• _Provided information_
══════════

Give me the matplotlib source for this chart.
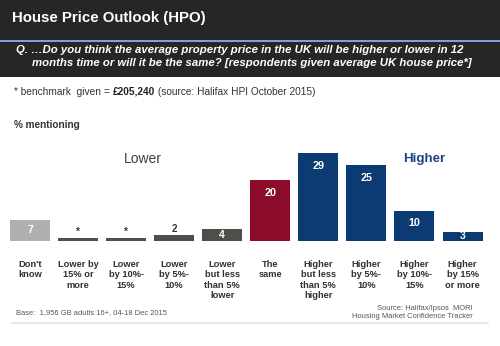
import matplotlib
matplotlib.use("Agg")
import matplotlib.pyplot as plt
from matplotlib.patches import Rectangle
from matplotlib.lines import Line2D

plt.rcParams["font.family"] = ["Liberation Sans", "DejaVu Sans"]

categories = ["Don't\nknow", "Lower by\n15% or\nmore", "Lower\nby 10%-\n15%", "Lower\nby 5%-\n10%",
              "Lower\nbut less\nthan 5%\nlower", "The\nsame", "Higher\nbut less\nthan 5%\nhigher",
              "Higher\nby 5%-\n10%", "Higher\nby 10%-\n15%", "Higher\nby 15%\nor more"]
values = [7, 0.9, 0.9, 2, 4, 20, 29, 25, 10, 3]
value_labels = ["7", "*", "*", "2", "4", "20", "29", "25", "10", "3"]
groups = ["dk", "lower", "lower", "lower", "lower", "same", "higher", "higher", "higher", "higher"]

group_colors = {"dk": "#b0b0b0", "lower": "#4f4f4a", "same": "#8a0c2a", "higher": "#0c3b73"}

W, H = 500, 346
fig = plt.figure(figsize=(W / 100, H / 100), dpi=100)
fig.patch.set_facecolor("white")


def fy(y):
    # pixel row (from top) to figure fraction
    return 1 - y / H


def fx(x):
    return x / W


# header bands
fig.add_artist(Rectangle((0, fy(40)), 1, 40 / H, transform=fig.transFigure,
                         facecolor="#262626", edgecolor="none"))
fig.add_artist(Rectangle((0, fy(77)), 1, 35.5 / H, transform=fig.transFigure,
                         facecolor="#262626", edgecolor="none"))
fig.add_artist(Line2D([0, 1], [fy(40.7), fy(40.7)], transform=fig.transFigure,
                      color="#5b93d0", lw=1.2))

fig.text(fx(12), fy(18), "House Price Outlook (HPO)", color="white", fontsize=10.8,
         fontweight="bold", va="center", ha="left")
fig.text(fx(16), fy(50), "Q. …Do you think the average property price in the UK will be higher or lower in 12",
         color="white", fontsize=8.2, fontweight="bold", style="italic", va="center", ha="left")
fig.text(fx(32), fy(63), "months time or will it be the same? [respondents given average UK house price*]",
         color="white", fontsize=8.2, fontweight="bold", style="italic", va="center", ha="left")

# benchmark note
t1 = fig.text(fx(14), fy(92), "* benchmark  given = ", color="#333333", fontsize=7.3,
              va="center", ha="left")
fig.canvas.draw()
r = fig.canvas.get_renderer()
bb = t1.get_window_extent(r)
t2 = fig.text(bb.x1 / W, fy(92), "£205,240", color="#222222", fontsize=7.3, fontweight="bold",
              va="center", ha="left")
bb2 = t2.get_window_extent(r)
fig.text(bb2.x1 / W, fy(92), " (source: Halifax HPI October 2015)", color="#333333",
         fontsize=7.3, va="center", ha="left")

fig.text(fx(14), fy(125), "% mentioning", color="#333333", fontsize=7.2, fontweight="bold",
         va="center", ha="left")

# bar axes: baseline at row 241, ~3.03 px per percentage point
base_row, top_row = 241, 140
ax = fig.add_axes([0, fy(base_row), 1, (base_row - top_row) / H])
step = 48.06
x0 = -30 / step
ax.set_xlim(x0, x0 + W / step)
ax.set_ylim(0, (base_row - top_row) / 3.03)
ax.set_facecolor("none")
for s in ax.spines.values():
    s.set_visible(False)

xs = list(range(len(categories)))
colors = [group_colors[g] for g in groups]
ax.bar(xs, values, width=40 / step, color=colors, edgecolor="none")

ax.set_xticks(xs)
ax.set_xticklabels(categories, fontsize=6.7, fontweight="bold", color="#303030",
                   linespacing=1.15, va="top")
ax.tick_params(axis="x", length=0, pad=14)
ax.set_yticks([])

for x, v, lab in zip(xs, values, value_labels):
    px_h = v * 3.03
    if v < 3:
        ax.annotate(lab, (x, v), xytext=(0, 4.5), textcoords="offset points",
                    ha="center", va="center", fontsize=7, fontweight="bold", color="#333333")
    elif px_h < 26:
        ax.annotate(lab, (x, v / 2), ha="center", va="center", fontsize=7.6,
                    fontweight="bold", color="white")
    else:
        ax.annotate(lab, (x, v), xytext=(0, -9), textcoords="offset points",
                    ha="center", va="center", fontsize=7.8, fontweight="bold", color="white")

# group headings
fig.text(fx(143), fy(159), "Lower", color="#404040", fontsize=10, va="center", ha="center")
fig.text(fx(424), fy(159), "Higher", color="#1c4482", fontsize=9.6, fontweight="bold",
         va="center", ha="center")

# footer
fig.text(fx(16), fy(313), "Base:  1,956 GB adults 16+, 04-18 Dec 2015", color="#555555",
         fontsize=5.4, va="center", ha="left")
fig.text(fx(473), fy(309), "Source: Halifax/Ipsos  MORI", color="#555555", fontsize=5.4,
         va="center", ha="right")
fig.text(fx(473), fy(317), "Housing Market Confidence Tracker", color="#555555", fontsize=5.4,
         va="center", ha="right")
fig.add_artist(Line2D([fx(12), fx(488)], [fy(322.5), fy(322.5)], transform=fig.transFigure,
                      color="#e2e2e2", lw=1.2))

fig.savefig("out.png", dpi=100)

══════════

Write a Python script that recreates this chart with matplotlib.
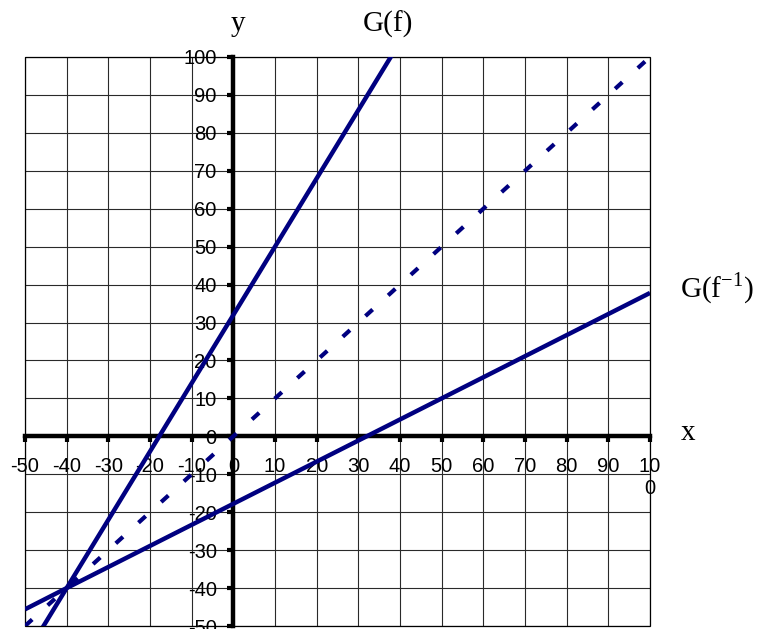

══════════

• _Exercise instructions_
Look above for the line with "Give me the matplotlib source for this chart." and copy exactly from it through the line with "return x / W", both included. Omit the pictures.

• _Task response_
Give me the matplotlib source for this chart.
import matplotlib
matplotlib.use("Agg")
import matplotlib.pyplot as plt
from matplotlib.patches import Rectangle
from matplotlib.lines import Line2D

plt.rcParams["font.family"] = ["Liberation Sans", "DejaVu Sans"]

categories = ["Don't\nknow", "Lower by\n15% or\nmore", "Lower\nby 10%-\n15%", "Lower\nby 5%-\n10%",
              "Lower\nbut less\nthan 5%\nlower", "The\nsame", "Higher\nbut less\nthan 5%\nhigher",
              "Higher\nby 5%-\n10%", "Higher\nby 10%-\n15%", "Higher\nby 15%\nor more"]
values = [7, 0.9, 0.9, 2, 4, 20, 29, 25, 10, 3]
value_labels = ["7", "*", "*", "2", "4", "20", "29", "25", "10", "3"]
groups = ["dk", "lower", "lower", "lower", "lower", "same", "higher", "higher", "higher", "higher"]

group_colors = {"dk": "#b0b0b0", "lower": "#4f4f4a", "same": "#8a0c2a", "higher": "#0c3b73"}

W, H = 500, 346
fig = plt.figure(figsize=(W / 100, H / 100), dpi=100)
fig.patch.set_facecolor("white")


def fy(y):
    # pixel row (from top) to figure fraction
    return 1 - y / H


def fx(x):
    return x / W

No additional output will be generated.